To do
Reproduce the listing word for word. Skip any image.

--- Data shown ---

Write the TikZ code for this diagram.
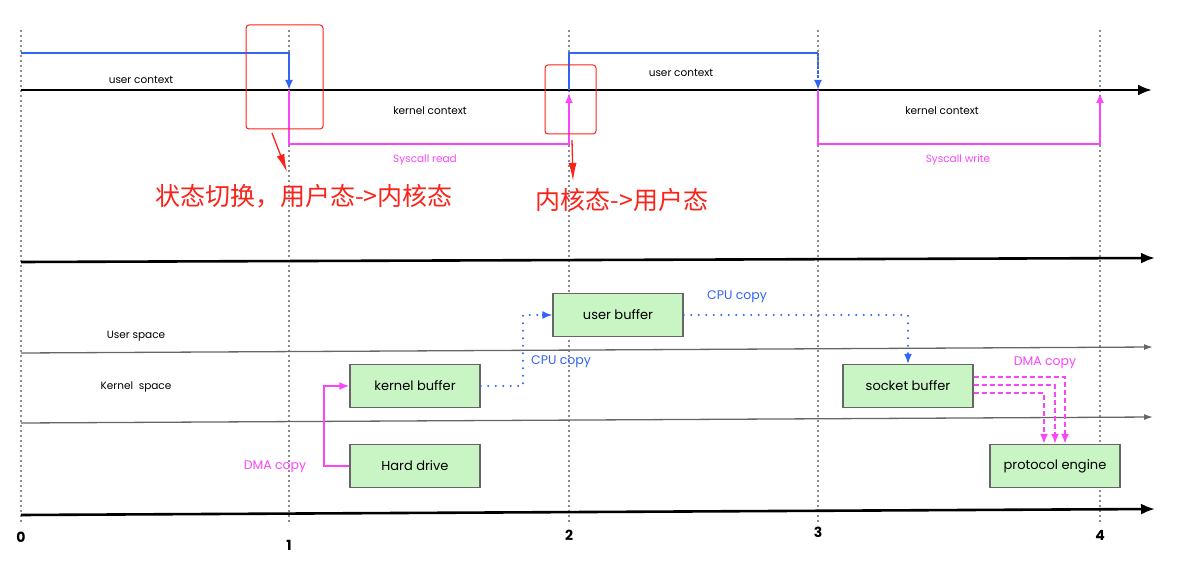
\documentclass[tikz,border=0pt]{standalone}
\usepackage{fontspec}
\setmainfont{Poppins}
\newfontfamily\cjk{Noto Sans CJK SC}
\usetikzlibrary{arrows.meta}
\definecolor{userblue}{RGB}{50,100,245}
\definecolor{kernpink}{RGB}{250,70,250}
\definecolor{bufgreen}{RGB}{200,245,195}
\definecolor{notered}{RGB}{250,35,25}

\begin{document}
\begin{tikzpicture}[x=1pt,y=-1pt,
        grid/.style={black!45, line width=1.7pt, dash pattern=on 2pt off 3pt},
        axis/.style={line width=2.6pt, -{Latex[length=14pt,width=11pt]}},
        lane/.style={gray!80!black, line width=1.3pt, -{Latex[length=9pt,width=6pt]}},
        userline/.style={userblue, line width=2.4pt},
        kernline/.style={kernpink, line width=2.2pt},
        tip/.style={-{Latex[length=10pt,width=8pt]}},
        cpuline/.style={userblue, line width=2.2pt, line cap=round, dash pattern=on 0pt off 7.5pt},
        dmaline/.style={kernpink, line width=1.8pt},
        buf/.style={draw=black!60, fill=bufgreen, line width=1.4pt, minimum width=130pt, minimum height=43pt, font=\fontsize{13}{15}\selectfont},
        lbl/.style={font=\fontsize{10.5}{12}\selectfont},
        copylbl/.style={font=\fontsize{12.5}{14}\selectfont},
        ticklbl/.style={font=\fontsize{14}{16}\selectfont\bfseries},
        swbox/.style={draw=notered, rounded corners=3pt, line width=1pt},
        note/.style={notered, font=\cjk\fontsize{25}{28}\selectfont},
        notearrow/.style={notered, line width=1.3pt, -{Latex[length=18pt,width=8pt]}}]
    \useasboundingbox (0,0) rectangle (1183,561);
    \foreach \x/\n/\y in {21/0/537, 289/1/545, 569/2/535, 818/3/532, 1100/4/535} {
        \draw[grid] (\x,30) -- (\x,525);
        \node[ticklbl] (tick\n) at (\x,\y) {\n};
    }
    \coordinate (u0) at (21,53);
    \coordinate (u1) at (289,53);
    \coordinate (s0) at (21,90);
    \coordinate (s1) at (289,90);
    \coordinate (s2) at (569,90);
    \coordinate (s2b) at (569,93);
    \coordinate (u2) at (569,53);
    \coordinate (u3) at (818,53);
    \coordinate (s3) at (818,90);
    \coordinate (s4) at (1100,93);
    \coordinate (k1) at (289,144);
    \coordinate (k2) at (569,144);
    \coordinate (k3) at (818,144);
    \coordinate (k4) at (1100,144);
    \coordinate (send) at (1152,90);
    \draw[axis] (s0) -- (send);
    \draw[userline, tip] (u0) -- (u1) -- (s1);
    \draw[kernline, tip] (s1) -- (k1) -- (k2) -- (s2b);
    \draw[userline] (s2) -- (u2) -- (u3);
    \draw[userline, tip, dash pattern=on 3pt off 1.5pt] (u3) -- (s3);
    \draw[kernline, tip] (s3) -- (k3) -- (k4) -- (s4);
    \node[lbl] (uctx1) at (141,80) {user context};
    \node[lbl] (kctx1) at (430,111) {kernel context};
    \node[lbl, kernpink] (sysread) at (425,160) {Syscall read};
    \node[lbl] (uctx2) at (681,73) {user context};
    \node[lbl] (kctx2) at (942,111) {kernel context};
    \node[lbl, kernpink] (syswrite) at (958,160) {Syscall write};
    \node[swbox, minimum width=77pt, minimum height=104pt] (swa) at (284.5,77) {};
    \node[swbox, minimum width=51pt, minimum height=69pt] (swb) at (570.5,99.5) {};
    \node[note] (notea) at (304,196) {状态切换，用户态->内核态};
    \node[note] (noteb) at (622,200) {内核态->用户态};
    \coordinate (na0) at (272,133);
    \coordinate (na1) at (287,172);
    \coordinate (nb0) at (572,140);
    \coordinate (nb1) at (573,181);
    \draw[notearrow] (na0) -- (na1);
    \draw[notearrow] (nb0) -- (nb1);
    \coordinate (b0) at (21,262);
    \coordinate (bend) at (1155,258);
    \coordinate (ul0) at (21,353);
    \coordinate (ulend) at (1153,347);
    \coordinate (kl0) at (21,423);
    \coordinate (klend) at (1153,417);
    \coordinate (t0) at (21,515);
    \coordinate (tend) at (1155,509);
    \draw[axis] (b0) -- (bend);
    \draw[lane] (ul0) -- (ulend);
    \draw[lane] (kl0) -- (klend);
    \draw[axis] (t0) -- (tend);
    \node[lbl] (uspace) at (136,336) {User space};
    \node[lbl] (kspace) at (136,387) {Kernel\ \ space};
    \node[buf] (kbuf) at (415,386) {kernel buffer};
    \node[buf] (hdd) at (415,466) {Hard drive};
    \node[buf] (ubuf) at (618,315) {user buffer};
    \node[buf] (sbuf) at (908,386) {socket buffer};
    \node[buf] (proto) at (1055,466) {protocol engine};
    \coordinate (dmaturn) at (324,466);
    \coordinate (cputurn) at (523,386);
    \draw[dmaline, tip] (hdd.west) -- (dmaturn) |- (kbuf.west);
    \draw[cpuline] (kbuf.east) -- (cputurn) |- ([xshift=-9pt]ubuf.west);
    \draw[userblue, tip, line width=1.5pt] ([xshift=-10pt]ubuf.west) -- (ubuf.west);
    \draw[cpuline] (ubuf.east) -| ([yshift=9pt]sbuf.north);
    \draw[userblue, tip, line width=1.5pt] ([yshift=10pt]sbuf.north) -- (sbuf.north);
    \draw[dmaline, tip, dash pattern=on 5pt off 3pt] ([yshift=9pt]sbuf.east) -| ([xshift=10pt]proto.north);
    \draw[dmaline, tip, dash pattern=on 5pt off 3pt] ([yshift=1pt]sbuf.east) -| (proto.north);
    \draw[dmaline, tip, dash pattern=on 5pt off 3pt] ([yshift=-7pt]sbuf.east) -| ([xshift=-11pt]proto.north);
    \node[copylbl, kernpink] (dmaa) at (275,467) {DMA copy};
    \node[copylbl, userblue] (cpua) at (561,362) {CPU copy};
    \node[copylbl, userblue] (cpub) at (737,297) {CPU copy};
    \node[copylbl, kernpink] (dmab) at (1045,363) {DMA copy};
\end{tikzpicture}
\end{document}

---

Result below
Write the TikZ code for this diagram.
\documentclass[tikz,border=0pt]{standalone}
\usepackage{fontspec}
\setmainfont{Poppins}
\newfontfamily\cjk{Noto Sans CJK SC}
\usetikzlibrary{arrows.meta}
\definecolor{userblue}{RGB}{50,100,245}
\definecolor{kernpink}{RGB}{250,70,250}
\definecolor{bufgreen}{RGB}{200,245,195}
\definecolor{notered}{RGB}{250,35,25}

\begin{document}
\begin{tikzpicture}[x=1pt,y=-1pt,
        grid/.style={black!45, line width=1.7pt, dash pattern=on 2pt off 3pt},
        axis/.style={line width=2.6pt, -{Latex[length=14pt,width=11pt]}},
        lane/.style={gray!80!black, line width=1.3pt, -{Latex[length=9pt,width=6pt]}},
        userline/.style={userblue, line width=2.4pt},
        kernline/.style={kernpink, line width=2.2pt},
        tip/.style={-{Latex[length=10pt,width=8pt]}},
        cpuline/.style={userblue, line width=2.2pt, line cap=round, dash pattern=on 0pt off 7.5pt},
        dmaline/.style={kernpink, line width=1.8pt},
        buf/.style={draw=black!60, fill=bufgreen, line width=1.4pt, minimum width=130pt, minimum height=43pt, font=\fontsize{13}{15}\selectfont},
        lbl/.style={font=\fontsize{10.5}{12}\selectfont},
        copylbl/.style={font=\fontsize{12.5}{14}\selectfont},
        ticklbl/.style={font=\fontsize{14}{16}\selectfont\bfseries},
        swbox/.style={draw=notered, rounded corners=3pt, line width=1pt},
        note/.style={notered, font=\cjk\fontsize{25}{28}\selectfont},
        notearrow/.style={notered, line width=1.3pt, -{Latex[length=18pt,width=8pt]}}]
    \useasboundingbox (0,0) rectangle (1183,561);
    \foreach \x/\n/\y in {21/0/537, 289/1/545, 569/2/535, 818/3/532, 1100/4/535} {
        \draw[grid] (\x,30) -- (\x,525);
        \node[ticklbl] (tick\n) at (\x,\y) {\n};
    }
    \coordinate (u0) at (21,53);
    \coordinate (u1) at (289,53);
    \coordinate (s0) at (21,90);
    \coordinate (s1) at (289,90);
    \coordinate (s2) at (569,90);
    \coordinate (s2b) at (569,93);
    \coordinate (u2) at (569,53);
    \coordinate (u3) at (818,53);
    \coordinate (s3) at (818,90);
    \coordinate (s4) at (1100,93);
    \coordinate (k1) at (289,144);
    \coordinate (k2) at (569,144);
    \coordinate (k3) at (818,144);
    \coordinate (k4) at (1100,144);
    \coordinate (send) at (1152,90);
    \draw[axis] (s0) -- (send);
    \draw[userline, tip] (u0) -- (u1) -- (s1);
    \draw[kernline, tip] (s1) -- (k1) -- (k2) -- (s2b);
    \draw[userline] (s2) -- (u2) -- (u3);
    \draw[userline, tip, dash pattern=on 3pt off 1.5pt] (u3) -- (s3);
    \draw[kernline, tip] (s3) -- (k3) -- (k4) -- (s4);
    \node[lbl] (uctx1) at (141,80) {user context};
    \node[lbl] (kctx1) at (430,111) {kernel context};
    \node[lbl, kernpink] (sysread) at (425,160) {Syscall read};
    \node[lbl] (uctx2) at (681,73) {user context};
    \node[lbl] (kctx2) at (942,111) {kernel context};
    \node[lbl, kernpink] (syswrite) at (958,160) {Syscall write};
    \node[swbox, minimum width=77pt, minimum height=104pt] (swa) at (284.5,77) {};
    \node[swbox, minimum width=51pt, minimum height=69pt] (swb) at (570.5,99.5) {};
    \node[note] (notea) at (304,196) {状态切换，用户态->内核态};
    \node[note] (noteb) at (622,200) {内核态->用户态};
    \coordinate (na0) at (272,133);
    \coordinate (na1) at (287,172);
    \coordinate (nb0) at (572,140);
    \coordinate (nb1) at (573,181);
    \draw[notearrow] (na0) -- (na1);
    \draw[notearrow] (nb0) -- (nb1);
    \coordinate (b0) at (21,262);
    \coordinate (bend) at (1155,258);
    \coordinate (ul0) at (21,353);
    \coordinate (ulend) at (1153,347);
    \coordinate (kl0) at (21,423);
    \coordinate (klend) at (1153,417);
    \coordinate (t0) at (21,515);
    \coordinate (tend) at (1155,509);
    \draw[axis] (b0) -- (bend);
    \draw[lane] (ul0) -- (ulend);
    \draw[lane] (kl0) -- (klend);
    \draw[axis] (t0) -- (tend);
    \node[lbl] (uspace) at (136,336) {User space};
    \node[lbl] (kspace) at (136,387) {Kernel\ \ space};
    \node[buf] (kbuf) at (415,386) {kernel buffer};
    \node[buf] (hdd) at (415,466) {Hard drive};
    \node[buf] (ubuf) at (618,315) {user buffer};
    \node[buf] (sbuf) at (908,386) {socket buffer};
    \node[buf] (proto) at (1055,466) {protocol engine};
    \coordinate (dmaturn) at (324,466);
    \coordinate (cputurn) at (523,386);
    \draw[dmaline, tip] (hdd.west) -- (dmaturn) |- (kbuf.west);
    \draw[cpuline] (kbuf.east) -- (cputurn) |- ([xshift=-9pt]ubuf.west);
    \draw[userblue, tip, line width=1.5pt] ([xshift=-10pt]ubuf.west) -- (ubuf.west);
    \draw[cpuline] (ubuf.east) -| ([yshift=9pt]sbuf.north);
    \draw[userblue, tip, line width=1.5pt] ([yshift=10pt]sbuf.north) -- (sbuf.north);
    \draw[dmaline, tip, dash pattern=on 5pt off 3pt] ([yshift=9pt]sbuf.east) -| ([xshift=10pt]proto.north);
    \draw[dmaline, tip, dash pattern=on 5pt off 3pt] ([yshift=1pt]sbuf.east) -| (proto.north);
    \draw[dmaline, tip, dash pattern=on 5pt off 3pt] ([yshift=-7pt]sbuf.east) -| ([xshift=-11pt]proto.north);
    \node[copylbl, kernpink] (dmaa) at (275,467) {DMA copy};
    \node[copylbl, userblue] (cpua) at (561,362) {CPU copy};
    \node[copylbl, userblue] (cpub) at (737,297) {CPU copy};
    \node[copylbl, kernpink] (dmab) at (1045,363) {DMA copy};
\end{tikzpicture}
\end{document}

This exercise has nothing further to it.